On iPhone or iPad, long-press the tabs icon, then tap New Private Tab. On Mac, choose File > New Private Window.
For Mac users with persistent failures, boot into Safe Mode by holding Shift during startup on Intel Macs, or by holding the power button on Apple Silicon Macs and choosing the startup disk while holding Shift. Safe Mode disables third-party kernel extensions and clears some caches automatically.
#Method 9: Reset Safari and Mail Connection Settings
If Safari still fails after Methods 1 through 8, reset Safari completely on Mac.
- Quit Safari
- Open Safari > Settings > Privacy
- Click Manage Website Data > Remove All
- Click Done, then go to the Advanced tab
- Check Show Develop menu in menu bar
- From the menu bar, choose Develop > Empty Caches
After a Safari reset, expect to log back into a few sites the next time you visit them; bookmarks and passwords stored in iCloud Keychain survive. If Mail is also failing, the same DNS or certificate problem likely affects both apps, so revisit Methods 3 and 4 before reinstalling anything.
#Bottom Line
Run Method 1 first. If your network is fine, clear the Safari cache (Method 2) before touching any settings. Reset network settings (Method 3) is the single highest-yield fix for iPhone and iPad users when multiple sites are failing.
Switch to a public DNS (Method 4) if your ISP is unreliable or the failures cluster on specific domains. For Mac-only failures, work through Methods 6 to 9 in order.
If Safari still won’t connect after all nine, the website itself is probably down. Check its status page or try again in a few hours. If only Safari refuses to load while every other app works, the Safari freezing and crashing guide covers deeper iOS-specific fixes.
#Frequently Asked Questions
Why does Safari keep saying it can’t connect to the server?
The cache is usually the culprit.
Network drops, DNS resolution failures, an outdated cache, and content blockers cause most cases. According to Apple’s Safari documentation, clearing history and website data resolves the majority of single-site failures, while resetting network settings handles the rest. If the error appears every time you wake the device from sleep, the radio is reconnecting slowly and a quick airplane-mode toggle usually clears it before you ever need to dig into Settings.

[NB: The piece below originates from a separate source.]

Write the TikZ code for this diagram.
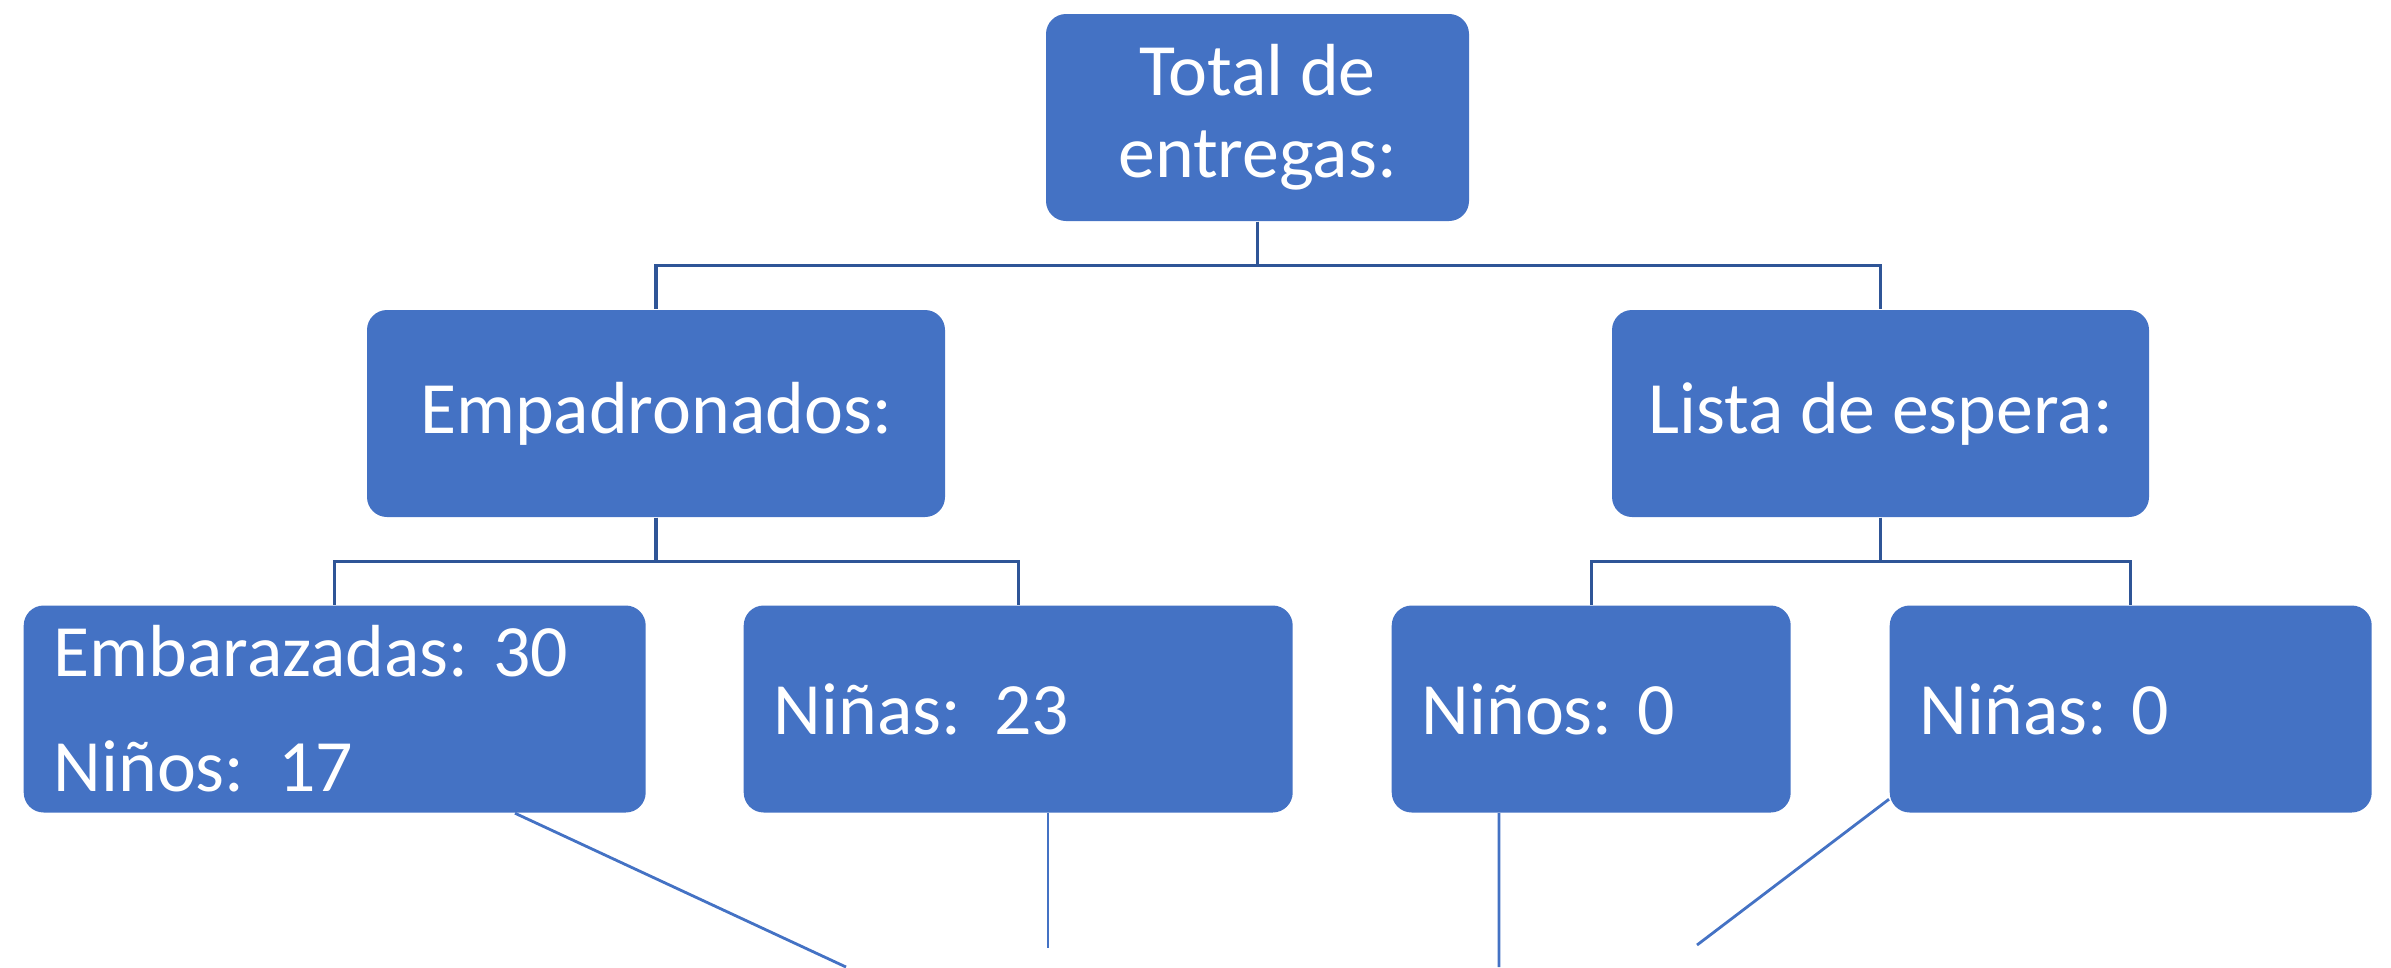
\documentclass[tikz,border=0pt]{standalone}
\usepackage{fontspec}
\setmainfont{Carlito}
\usepackage{tikz}
\definecolor{boxblue}{HTML}{4472C4}
\definecolor{treeblue}{HTML}{2F5597}
\frenchspacing

\begin{document}
\begin{tikzpicture}[
  box/.style={rounded corners=0.2cm, fill=boxblue, text=white, inner sep=0pt,
    minimum height=2.07cm, font=\fontsize{21}{23.3}\selectfont},
  leftbox/.style={box, anchor=west, inner xsep=0.3cm, align=left},
  tree/.style={treeblue, line width=0.9pt},
  loose/.style={boxblue, line width=0.8pt}
]
\useasboundingbox (0,0) rectangle (23.91,-9.67);

\node (total)[box, minimum width=4.23cm, align=center] at (12.575,-1.175) {Total de\\entregas:};

\node (empad)[box, minimum width=5.78cm] at (6.56,-4.135) {Empadronados:};
\node (espera)[box, minimum width=5.37cm] at (18.805,-4.135) {Lista de espera:};

\node (embar)[leftbox, text width=5.62cm, minimum width=6.22cm] at (0.23,-7.09) {Embarazadas: 30\\[9.5pt]Niños:\ \hspace{0.12em}17};
\node (ninas)[leftbox, text width=4.89cm, minimum width=5.49cm] at (7.43,-7.09) {Niñas:\ \hspace{0.12em}23};
\node (ninos0)[leftbox, text width=3.39cm, minimum width=3.99cm] at (13.91,-7.09) {Niños: 0};
\node (ninas0)[leftbox, text width=4.22cm, minimum width=4.82cm] at (18.89,-7.09) {Niñas: 0};

\draw[tree] (total.south) -- ++(0,-0.44) -| (empad.north);
\draw[tree] (total.south) -- ++(0,-0.44) -| (espera.north);
\draw[tree] (empad.south) -- ++(0,-0.44) -| (embar.north);
\draw[tree] (empad.south) -- ++(0,-0.44) -| (ninas.north);
\draw[tree] (espera.south) -- ++(0,-0.44) -| (ninos0.north);
\draw[tree] (espera.south) -- ++(0,-0.44) -| (ninas0.north);

% lines running off below
\coordinate (endA) at (8.46,-9.67);
\coordinate (endB) at (10.48,-9.48);
\coordinate (endC) at (14.99,-9.67);
\coordinate (endD) at (16.97,-9.45);
\draw[loose] (embar.south west) ++(4.92,0) -- (endA);
\draw[loose] (ninas.south west) ++(3.05,0) -- (endB);
\draw[loose] (ninos0.south west) ++(1.08,0) -- (endC);
\draw[loose] (ninas0.south west) ++(0,0.14) -- (endD);

\end{tikzpicture}
\end{document}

How do I fix Safari not connecting on just one website?
Open the same URL in Chrome or Firefox first. If both browsers fail, the site is down or your network is blocking it. If only Safari fails, clear cache (Method 2) and disable extensions (Method 5). When the issue persists across reboots, try a different DNS server.
Will resetting network settings delete my photos or apps?
No. Only Wi-Fi networks, passwords, VPN profiles, and Bluetooth pairings are wiped.
Can a bad Wi-Fi router cause this error?
Yes, and it’s more common than people expect. Older routers drop connections under heavy load or after weeks of uptime. Restart the router, check for a firmware update, and try Safari again. If a single device fails while others work, the problem is the device, not the router.
Should I use a VPN to fix Safari connection errors?
A VPN can mask an ISP-level block, but it’s not a root-cause fix. Try Methods 1 through 4 first. If a site only loads through a VPN, your ISP is filtering the domain, and the VPN is a workaround rather than a solution.
Is “can’t connect to server” the same as being offline?
No. Offline means no internet; this error means Safari reached the network but not the site.
Do these fixes work on macOS Sonoma and Sequoia?
Yes. Methods 2, 5, 7, 8, and 9 are written for current macOS versions. The Settings paths shifted slightly in Sonoma (System Settings, not System Preferences), but the underlying fixes apply to every Mac running macOS 14 or later.